For end-to-end services, concurrency model inference means that different requests can be processed in parallel because one request does not wait for another request to complete the entire pipeline first. This feature allows us to maximise the usage of GPU on production servers.
Concurrency in OCR service
As shown in the figure above, different incoming requests can be processed at the same time in the OCR pipeline, which contains three models (Card Detection --> Text Detection --> Text Recognition). Some will be at the card detection model, and some will be already at the text detection or text recognition model. All these three models are able to run simultaneously on GPU. Therefore, the GPU can be utilised very well when hosting multiple models on Triton.
How much TensorRT and Triton accelerate our AI services
To demonstrate the efficiency of services using Triton as model serving over services without model serving, we have done several benchmarks to compare the QPS and GPU usage as shown below:
End-to-end services benchmark on server T4
By using TensorRT and Triton, we have improved almost four times QPS for all of the services. OCR QPS improved from 7 to almost 31 and Face comparison QPS increased from 6 to 19 while using a similar or smaller amount of GPU memory.

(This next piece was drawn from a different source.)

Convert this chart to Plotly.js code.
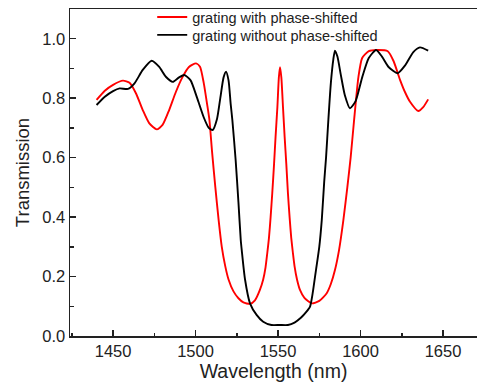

For latency, the overall latency of services served by TensorRT and Triton has been improved by about 20%, according to our cloud services as monitored.
We mainly cover the efficiency aspect of using TensorRT and Triton as model-serving for our services in this blog. There are still a number of aspects we have not discussed such as comparing Tensorflow performance with TensorRT (we believe Tensorflow performance should be no much different from Pytorch), CPU and RAM utilisation when using Triton, or how to convert the trained models to TensorRT, maintain, reuse, and secure those models using Triton in production. As we are also building internal tools to achieve these goals, we hope we will write more blogs about these tools.